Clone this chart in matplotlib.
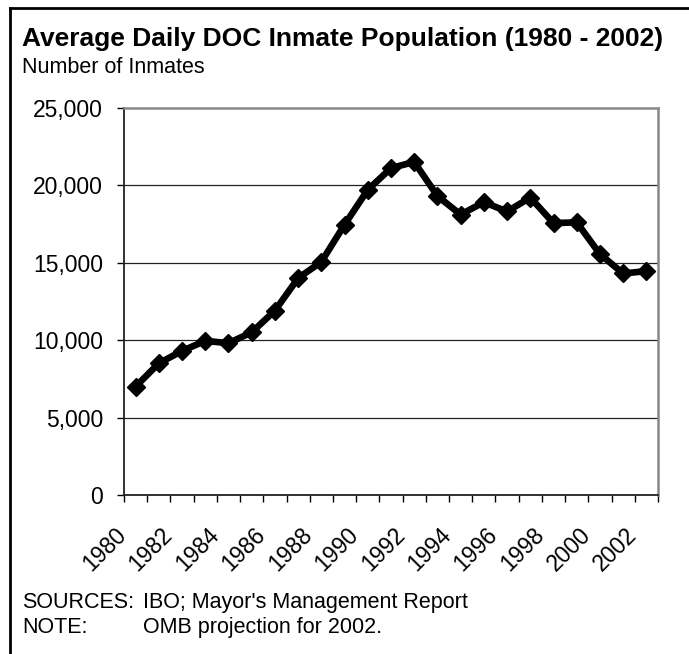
import numpy as np
import matplotlib
matplotlib.use("Agg")
import matplotlib.pyplot as plt
import matplotlib.transforms as mtransforms
from matplotlib.lines import Line2D

plt.rcParams['font.family'] = ['Liberation Sans', 'DejaVu Sans']

years = list(range(1980, 2003))
inmates = [7000, 8500, 9300, 9950, 9800, 10500, 11900, 14000, 15050, 17450,
           19700, 21100, 21500, 19300, 18100, 18900, 18300, 19200, 17550,
           17600, 15550, 14300, 14450]
y_ticks = [0, 5000, 10000, 15000, 20000, 25000]

TITLE = "Average Daily DOC Inmate Population (1980 - 2002)"
SUBTITLE = "Number of Inmates"


def plot_data():
    fig = plt.figure(figsize=(6.89, 6.54), dpi=100)
    ax = fig.add_axes([124 / 689, 1 - 495 / 654, 534 / 689, (495 - 107.7) / 654])

    x = np.arange(len(years))
    for yv in y_ticks[1:-1]:
        ax.axhline(yv, color='#222222', lw=0.9, zorder=1)
    ax.plot(x, inmates, color='black', lw=4.8, marker='D', ms=9.5,
            mec='black', mfc='black', solid_joinstyle='miter', zorder=3)

    ax.set_xlim(-0.5, len(years) - 0.5)
    ax.set_ylim(0, 25000)
    ax.set_yticks(y_ticks)
    ax.set_yticklabels([f"{v:,}" for v in y_ticks], fontsize=16.5)
    ax.tick_params(axis='y', direction='out', length=5, width=1, pad=10)

    # labels every other year at category centres, tick marks at the boundaries
    ax.set_xticks(x[::2])
    ax.set_xticklabels([str(yr) for yr in years[::2]], fontsize=16.5,
                       rotation=45, ha='right', va='center', rotation_mode='anchor')
    ax.tick_params(axis='x', which='major', length=0, pad=26)
    shift = mtransforms.ScaledTranslation(-13 / 100, 0, fig.dpi_scale_trans)
    for lbl in ax.get_xticklabels():
        lbl.set_transform(lbl.get_transform() + shift)
    ax.set_xticks(np.arange(-0.5, len(years)), minor=True)
    ax.tick_params(axis='x', which='minor', direction='out', length=5, width=1)

    for side in ['left', 'bottom']:
        ax.spines[side].set_color('#222222')
        ax.spines[side].set_linewidth(1.3)
    for side in ['top', 'right']:
        ax.spines[side].set_color('#888888')
        ax.spines[side].set_linewidth(1.8)

    fig.text(22 / 689, 1 - 46 / 654, TITLE, fontsize=19, fontweight='bold', va='baseline')
    fig.text(22 / 689, 1 - 73 / 654, SUBTITLE, fontsize=15.5, va='baseline')
    fig.text(22 / 689, 1 - 608 / 654, "SOURCES:", fontsize=15.5, va='baseline')
    fig.text(143 / 689, 1 - 608 / 654, "IBO; Mayor's Management Report",
             fontsize=15.5, va='baseline')
    fig.text(22 / 689, 1 - 633 / 654, "NOTE:", fontsize=15.5, va='baseline')
    fig.text(143 / 689, 1 - 633 / 654, "OMB projection for 2002.", fontsize=15.5, va='baseline')

    # outer frame (only the top and left edges fall inside the picture)
    fig.add_artist(Line2D([10 / 689, 10 / 689], [0, 1 - 8 / 654], color='black', lw=2))
    fig.add_artist(Line2D([10 / 689, 1], [1 - 8 / 654, 1 - 8 / 654], color='black', lw=2))

    fig.savefig("out.png", dpi=100)


if __name__ == '__main__':
    plot_data()
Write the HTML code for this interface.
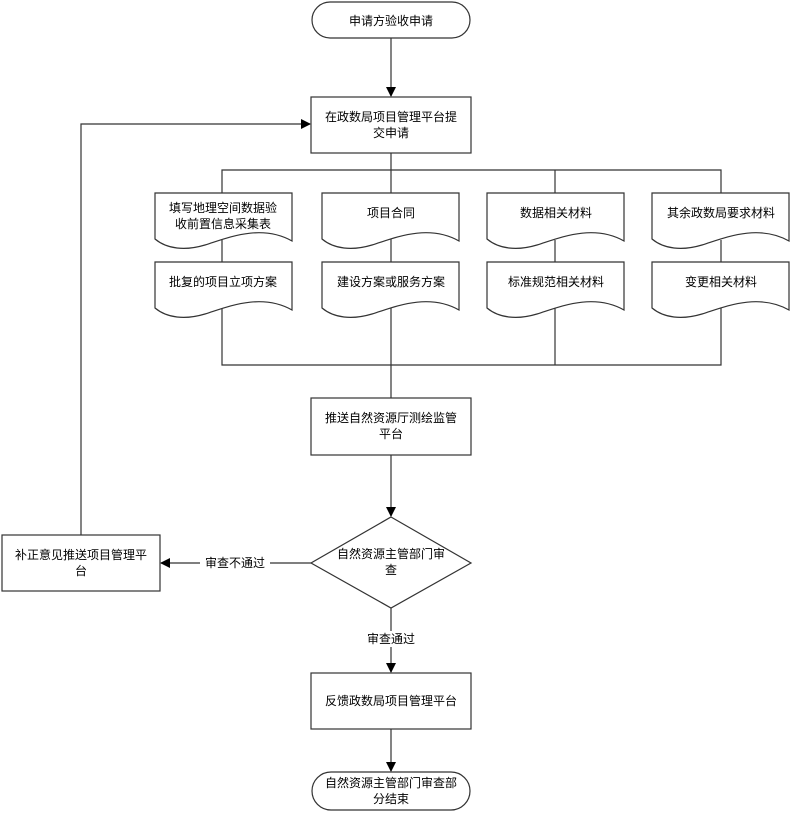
<!DOCTYPE html>
<html><head><meta charset="utf-8"><style>
html,body{margin:0;padding:0;background:#fff;}
svg{display:block;}
text{font-family:"Liberation Sans","Noto Sans CJK SC","WenQuanYi Zen Hei",sans-serif;font-size:12px;fill:#000;text-anchor:middle;}
.s{fill:#fff;stroke:#333;stroke-width:1.2;}
.l{fill:none;stroke:#333;stroke-width:1.2;}
</style></head><body>
<svg width="791" height="813" viewBox="0 0 791 813" xmlns="http://www.w3.org/2000/svg">
<defs>
<marker id="a" markerWidth="10" markerHeight="10" refX="9" refY="5" orient="auto" markerUnits="userSpaceOnUse">
<path d="M0,0 L10,5 L0,10 z" fill="#000"/></marker>
<path id="doc" d="M0,0 H137 V48 C105,30 70,46 50,52 C30,58 12,56 0,46 Z"/>
</defs>
<!-- connectors -->
<line class="l" x1="391" y1="38" x2="391" y2="96" marker-end="url(#a)"/>
<line class="l" x1="391" y1="153" x2="391" y2="398"/>
<polyline class="l" points="222,193 222,170 721,170 721,193"/>
<line class="l" x1="555" y1="170" x2="555" y2="193"/>
<polyline class="l" points="222,240 222,365 721,365 721,240"/>
<line class="l" x1="555" y1="240" x2="555" y2="365"/>
<line class="l" x1="391" y1="455" x2="391" y2="516" marker-end="url(#a)"/>
<line class="l" x1="311" y1="563" x2="161" y2="563" marker-end="url(#a)"/>
<polyline class="l" points="81,535 81,124 310,124" marker-end="url(#a)"/>
<line class="l" x1="391" y1="608" x2="391" y2="672" marker-end="url(#a)"/>
<line class="l" x1="391" y1="729" x2="391" y2="771" marker-end="url(#a)"/>
<!-- start -->
<rect class="s" x="312" y="2" width="158" height="36" rx="18"/>
<text x="391" y="25">申请方验收申请</text>
<rect class="s" x="311" y="97" width="160" height="56"/>
<text x="391" y="121">在政数局项目管理平台提</text><text x="391" y="137">交申请</text>
<!-- docs -->
<use href="#doc" class="s" x="155" y="193"/><text x="223" y="212">填写地理空间数据验</text><text x="223" y="228">收前置信息采集表</text>
<use href="#doc" class="s" x="322" y="193"/><text x="391" y="217">项目合同</text>
<use href="#doc" class="s" x="487" y="193"/><text x="556" y="217">数据相关材料</text>
<use href="#doc" class="s" x="652" y="193"/><text x="721" y="217">其余政数局要求材料</text>
<use href="#doc" class="s" x="155" y="262"/><text x="223" y="286">批复的项目立项方案</text>
<use href="#doc" class="s" x="322" y="262"/><text x="391" y="286">建设方案或服务方案</text>
<use href="#doc" class="s" x="487" y="262"/><text x="556" y="286">标准规范相关材料</text>
<use href="#doc" class="s" x="652" y="262"/><text x="721" y="286">变更相关材料</text>
<rect class="s" x="311" y="398" width="160" height="57"/>
<text x="391" y="422">推送自然资源厅测绘监管</text><text x="391" y="438">平台</text>
<polygon class="s" points="391,517 471,563 391,608 311,563"/>
<text x="391" y="558">自然资源主管部门审</text><text x="391" y="574">查</text>
<rect class="s" x="2" y="535" width="158" height="56"/>
<text x="81" y="559">补正意见推送项目管理平</text><text x="81" y="575">台</text>
<rect x="200" y="555" width="70" height="16" fill="#fff"/>
<text x="235" y="567">审查不通过</text>
<rect x="362" y="631" width="58" height="16" fill="#fff"/>
<text x="391" y="643">审查通过</text>
<rect class="s" x="311" y="673" width="160" height="56"/>
<text x="391" y="705">反馈政数局项目管理平台</text>
<rect class="s" x="312" y="772" width="158" height="38" rx="19"/>
<text x="391" y="787">自然资源主管部门审查部</text><text x="391" y="803">分结束</text>
</svg>
</body></html>
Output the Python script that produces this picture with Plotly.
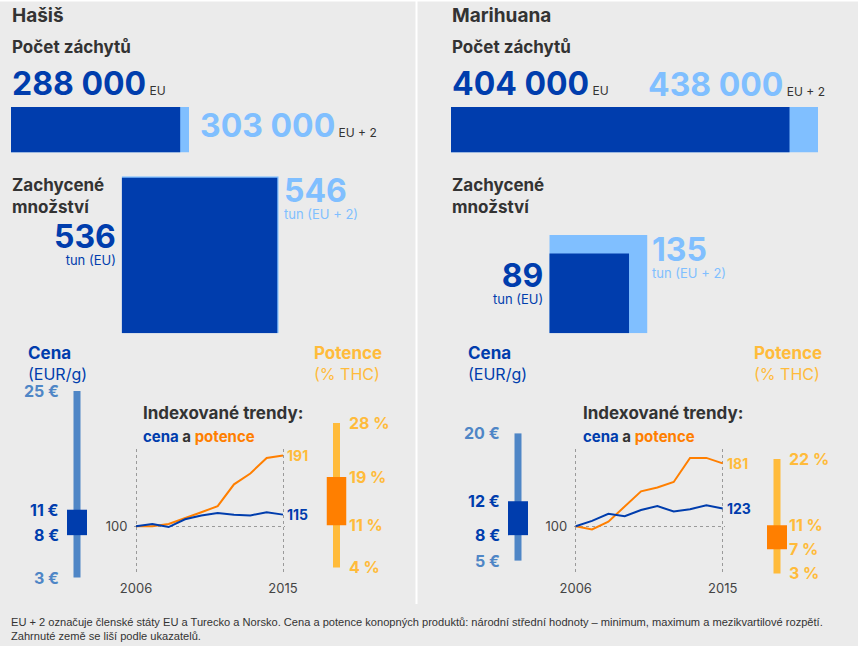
import plotly.graph_objects as go

W, H = 858, 646
FONT = "Inter"
DARK = "#003DAD"
LIGHT = "#80BFFF"
MID = "#4F86C6"
ORANGE = "#FF7F00"
YELLOW = "#FFBB3B"
INK = "#333333"
BG = "#EBEBEB"

# ---------------- data ----------------
drugs = ["Hašiš", "Marihuana"]
seizures_eu = [288000, 404000]
seizures_eu2 = [303000, 438000]
tonnes_eu = [536, 89]
tonnes_eu2 = [546, 135]
price_min = [3, 5]
price_q1 = [8, 8]
price_q3 = [11, 12]
price_max = [25, 20]
potency_min = [4, 3]
potency_q1 = [11, 7]
potency_q3 = [19, 11]
potency_max = [28, 22]
years = [2006, 2007, 2008, 2009, 2010, 2011, 2012, 2013, 2014, 2015]
price_index = [
    [100, 103, 99, 109, 114, 117, 115, 114, 118, 115],
    [100, 107, 116, 113, 121, 126, 119, 122, 127, 123],
]
potency_index = [
    [100, 100, 103, 110, 118, 126, 154, 168, 188, 191],
    [100, 96, 106, 126, 145, 150, 157, 188, 188, 181],
]
footnote = [
    "EU + 2 označuje členské státy EU a Turecko a Norsko. Cena a potence konopných produktů: "
    "národní střední hodnoty – minimum, maximum a mezikvartilové rozpětí.",
    "Zahrnuté země se liší podle ukazatelů.",
]

# ---------------- layout constants (pixels) ----------------
ox = [0, 440]                      # panel offsets
bar_px = [(11, 189), (451, 818)]   # seizure bar extent (0 .. EU+2 value)
bar_y = (107, 152.5)
sq_origin = [(121.7, 333.3), (549.3, 333.3)]
sq_scale = [6.72, 8.45]            # px per sqrt(tonne)
price_cx = [77, 518]
pot_cx = [336.5, 777]
price_ypx = (391, 603)             # 25 € .. 0 €
price_range = [0, 25]
pot_ypx = (422.9, 591.5)           # 28 % .. 0 %
pot_range = [0, 28]
trend_x = [(136, 283), (575.7, 722.7)]
trend_ypx = (448.6, 572.9)
trend_range = [40, 200]
trend_pad = 0.12                   # years of slack so the edge grid lines are drawn


def fx(x):
    return x / W


def fy(y):
    return 1 - y / H


fig = go.Figure()
axes = {}
annotations = []


def add_axes(n, xpx, ypx, xrange, yrange):
    s = "" if n == 1 else str(n)
    base = dict(visible=False, fixedrange=True, automargin=False)
    axes[f"xaxis{s}"] = dict(domain=[fx(xpx[0]), fx(xpx[1])], range=xrange,
                             anchor=f"y{s}", **base)
    axes[f"yaxis{s}"] = dict(domain=[fy(ypx[1]), fy(ypx[0])], range=yrange,
                             anchor=f"x{s}", **base)
    return f"x{s}", f"y{s}", f"xaxis{s}", f"yaxis{s}"


def text(x, y, s, size, color=INK, bold=False, xanchor="left",
         xref="paper", yref="paper", xshift=0, family=FONT):
    annotations.append(dict(
        x=fx(x) if xref == "paper" else x,
        y=fy(y) if yref == "paper" else y,
        xref=xref, yref=yref, text=s, showarrow=False, align=xanchor,
        xanchor=xanchor, yanchor="middle", xshift=xshift, borderpad=0,
        font=dict(family=family, size=size, color=color,
                  weight=700 if bold else 400)))


def fmt(v):
    return f"{v:,}".replace(",", " ")


def big(v, size=32):
    return f"<span style='font-size:{size}px;font-weight:700'>{v}</span>"


n = 1
for i, name in enumerate(drugs):
    o = ox[i]
    # headings
    text(o + 11, 16, name, 19, bold=True)
    text(o + 11, 47, "Počet záchytů", 17, bold=True)

    # seizures bar
    xr, yr, _, _ = add_axes(n, bar_px[i], bar_y, [0, seizures_eu2[i]], [-0.5, 0.5])
    n += 1
    fig.add_trace(go.Bar(y=[0], x=[seizures_eu2[i]], orientation="h", width=[1],
                         marker=dict(color=LIGHT, line_width=0), xaxis=xr, yaxis=yr))
    fig.add_trace(go.Bar(y=[0], x=[seizures_eu[i]], orientation="h", width=[1],
                         marker=dict(color=DARK, line_width=0), xaxis=xr, yaxis=yr))
    small = "<span style='font-size:12px;font-weight:400;fill:#333333'>"
    text(o + 11, 84, f"{fmt(seizures_eu[i])}{small} EU</span>", 32, DARK, bold=True)
    if i == 0:
        text(199, 125, f"{fmt(seizures_eu2[i])}{small} EU + 2</span>", 32, LIGHT, bold=True)
    else:
        text(647, 85, f"{fmt(seizures_eu2[i])}{small} EU + 2</span>", 32, LIGHT, bold=True)

    # seized quantity squares (area ~ tonnes)
    k = sq_scale[i]
    smax = tonnes_eu2[i] ** 0.5
    x0, y0 = sq_origin[i]
    xr, yr, _, _ = add_axes(n, (x0, x0 + k * smax), (y0 - k * smax, y0), [0, smax], [0, smax])
    n += 1
    for t, col in ((tonnes_eu2[i], LIGHT), (tonnes_eu[i], DARK)):
        s = t ** 0.5
        fig.add_trace(go.Scatter(x=[0, s, s, 0, 0], y=[0, 0, s, s, 0], mode="lines",
                                 fill="toself", fillcolor=col, line=dict(width=0, color=col),
                                 xaxis=xr, yaxis=yr))
    text(o + 11, 196, "Zachycené<br>množství", 17, bold=True)
    s_eu = k * tonnes_eu[i] ** 0.5
    s_eu2 = k * smax
    text(x0 - 5, y0 - s_eu + (65 if i == 0 else 28), f"{big(tonnes_eu[i])}<br>tun (EU)", 13, DARK,
         xanchor="right")
    text(x0 + s_eu2 + 4, y0 - s_eu2 + 20, f"{big(tonnes_eu2[i])}<br>tun (EU + 2)", 13, LIGHT)

    # price range
    xr, yr, _, _ = add_axes(n, (price_cx[i] - 10, price_cx[i] + 10), price_ypx, [-0.5, 0.5], price_range)
    n += 1
    fig.add_trace(go.Bar(x=[0], y=[price_max[i] - price_min[i]], base=[price_min[i]], width=[0.35],
                         marker=dict(color=MID, line_width=0), xaxis=xr, yaxis=yr))
    fig.add_trace(go.Bar(x=[0], y=[price_q3[i] - price_q1[i]], base=[price_q1[i]], width=[1],
                         marker=dict(color=DARK, line_width=0), xaxis=xr, yaxis=yr))
    lx = price_cx[i] - 17
    for v, col in ((price_max[i], MID), (price_q3[i], DARK), (price_q1[i], DARK), (price_min[i], MID)):
        annotations.append(dict(x=fx(lx), y=v, xref="paper", yref=yr, text=f"{v} €",
                                showarrow=False, xanchor="right", yanchor="middle", borderpad=0,
                                font=dict(family=FONT, size=16, color=col, weight=700)))
    text(o + 27, 353, "Cena", 17, DARK, bold=True)
    text(o + 27, 374, "(EUR/g)", 16, DARK)

    # potency range
    xr, yr, _, _ = add_axes(n, (pot_cx[i] - 10, pot_cx[i] + 10), pot_ypx, [-0.5, 0.5], pot_range)
    n += 1
    fig.add_trace(go.Bar(x=[0], y=[potency_max[i] - potency_min[i]], base=[potency_min[i]], width=[0.35],
                         marker=dict(color=YELLOW, line_width=0), xaxis=xr, yaxis=yr))
    fig.add_trace(go.Bar(x=[0], y=[potency_q3[i] - potency_q1[i]], base=[potency_q1[i]], width=[1],
                         marker=dict(color=ORANGE, line_width=0), xaxis=xr, yaxis=yr))
    lx = pot_cx[i] + 11
    for v in (potency_max[i], potency_q3[i], potency_q1[i], potency_min[i]):
        annotations.append(dict(x=fx(lx), y=v, xref="paper", yref=yr, text=f"{v} %",
                                showarrow=False, xanchor="left", yanchor="middle", borderpad=0,
                                font=dict(family=FONT, size=16, color=YELLOW, weight=700)))
    text(pot_cx[i] - 24, 353, "Potence", 17, YELLOW, bold=True)
    text(pot_cx[i] - 24, 374, "(% THC)", 16, YELLOW)

    # indexed trends
    pad_px = trend_pad * (trend_x[i][1] - trend_x[i][0]) / (years[-1] - years[0])
    xr, yr, xa, ya = add_axes(n, (trend_x[i][0] - pad_px, trend_x[i][1] + pad_px), trend_ypx,
                              [years[0] - trend_pad, years[-1] + trend_pad], trend_range)
    n += 1
    grid = dict(visible=True, showgrid=True, gridcolor="#9A9A9A", griddash="dot", gridwidth=1,
                zeroline=False, showline=False, ticks="outside", ticklen=3, tickcolor="rgba(0,0,0,0)",
                tickfont=dict(family=FONT, size=13, color="#444444"))
    axes[xa].update(grid, tickvals=[years[0], years[-1]], ticktext=[str(years[0]), str(years[-1])])
    axes[ya].update(grid, tickvals=[100], ticktext=["100"])
    fig.add_trace(go.Scatter(x=years, y=potency_index[i], mode="lines",
                             line=dict(color=ORANGE, width=2), xaxis=xr, yaxis=yr))
    fig.add_trace(go.Scatter(x=years, y=price_index[i], mode="lines",
                             line=dict(color=DARK, width=2), xaxis=xr, yaxis=yr))
    for series, col in ((potency_index[i], YELLOW), (price_index[i], DARK)):
        annotations.append(dict(x=years[-1], y=series[-1], xref=xr, yref=yr, text=str(series[-1]),
                                showarrow=False, xanchor="left", yanchor="middle", xshift=3,
                                borderpad=0,
                                font=dict(family=FONT, size=14, color=col, weight=700)))
    tx = trend_x[i][0] + 6
    text(tx, 413, "Indexované trendy:", 17, bold=True)
    text(tx, 436, f"<span style='fill:{DARK}'>cena</span> a "
                  f"<span style='fill:{ORANGE}'>potence</span>", 15, INK, bold=True)

# footnote
text(10, 622, footnote[0], 11.1, INK, family="Liberation Sans")
text(10, 636, footnote[1], 11.1, INK, family="Liberation Sans")

fig.update_layout(
    width=W, height=H, margin=dict(l=0, r=0, t=0, b=0, pad=0, autoexpand=False),
    paper_bgcolor=BG, plot_bgcolor="rgba(0,0,0,0)",
    showlegend=False, barmode="overlay",
    annotations=annotations,
    shapes=[
        dict(type="line", xref="paper", yref="paper", x0=fx(416.5), x1=fx(416.5),
             y0=fy(0), y1=fy(604), line=dict(color="white", width=2)),
        dict(type="line", xref="paper", yref="paper", x0=0, x1=1, y0=fy(0.5), y1=fy(0.5),
             line=dict(color="white", width=2)),
    ],
    **axes,
)

fig.write_html("out.html")
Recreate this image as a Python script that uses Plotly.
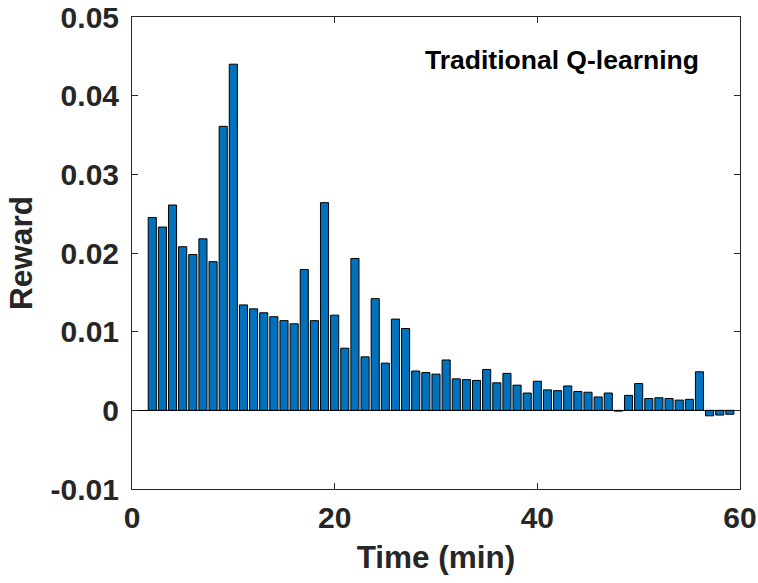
import plotly.graph_objects as go

# Reward per minute for the traditional Q-learning agent
time_min = list(range(2, 60))
reward = [
    0.0245, 0.0233, 0.0261, 0.0208, 0.0198, 0.0218, 0.0189, 0.0361, 0.0440,
    0.0134, 0.0129, 0.0124, 0.0119, 0.0114, 0.0110, 0.0179, 0.0114, 0.0264,
    0.0121, 0.0079, 0.0193, 0.0068, 0.0142, 0.0060, 0.0116, 0.0104, 0.0050,
    0.0048, 0.0046, 0.0064, 0.0040, 0.0039, 0.0038, 0.0052, 0.0035, 0.0047,
    0.0032, 0.0022, 0.0037, 0.0026, 0.0025, 0.0031, 0.0024, 0.0023, 0.0017,
    0.0022, -0.0001, 0.0019, 0.0034, 0.0015, 0.0016, 0.0015, 0.0013, 0.0014,
    0.0049, -0.0007, -0.0006, -0.0005,
]

x_ticks = [0, 20, 40, 60]
y_ticks = [-0.01, 0, 0.01, 0.02, 0.03, 0.04, 0.05]
y_tick_text = ["-0.01", "0", "0.01", "0.02", "0.03", "0.04", "0.05"]

FONT = "Liberation Sans, Arial, Helvetica, sans-serif"
AXIS_COLOR = "#262626"

fig = go.Figure(
    go.Bar(
        x=time_min,
        y=reward,
        width=0.8,
        marker=dict(color="#0072BD", line=dict(color="black", width=1)),
    )
)

fig.add_annotation(
    x=42.4, y=0.0445, xref="x", yref="y",
    text="Traditional Q-learning", showarrow=False,
    xanchor="center", yanchor="middle",
    font=dict(family=FONT, size=26.5, color="black", weight="bold"),
)

axis_common = dict(
    showline=True, linecolor=AXIS_COLOR, linewidth=1, mirror="ticks",
    ticks="inside", ticklen=6, tickcolor=AXIS_COLOR, tickwidth=1,
    showgrid=False, automargin=False, ticklabeloverflow="allow",
    tickfont=dict(family=FONT, size=30, color=AXIS_COLOR, weight="bold"),
)

fig.update_xaxes(
    range=[0, 60], tickvals=x_ticks, zeroline=False,
    title=dict(text="Time (min)", standoff=12,
               font=dict(family=FONT, size=31.5, color=AXIS_COLOR, weight="bold")),
    ticklabelstandoff=2,
    **axis_common,
)
fig.update_yaxes(
    range=[-0.01, 0.05], tickvals=y_ticks, ticktext=y_tick_text,
    zeroline=True, zerolinecolor="black", zerolinewidth=1,
    title=dict(text="Reward", standoff=8,
               font=dict(family=FONT, size=31.5, color=AXIS_COLOR, weight="bold")),
    ticklabelstandoff=6,
    **axis_common,
)

fig.update_layout(
    width=758, height=583,
    margin=dict(l=132, r=18, t=17, b=94),
    paper_bgcolor="white", plot_bgcolor="white",
    showlegend=False,
)

fig.write_html("out.html")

# # # #

Pick out all lines containing the string "this".

Response below ▸
Clone this chart in matplotlib.
Write the HTML code for this interface.
Output the Python script that produces this picture with Plotly.
Recreate this image as a Python script that uses Plotly.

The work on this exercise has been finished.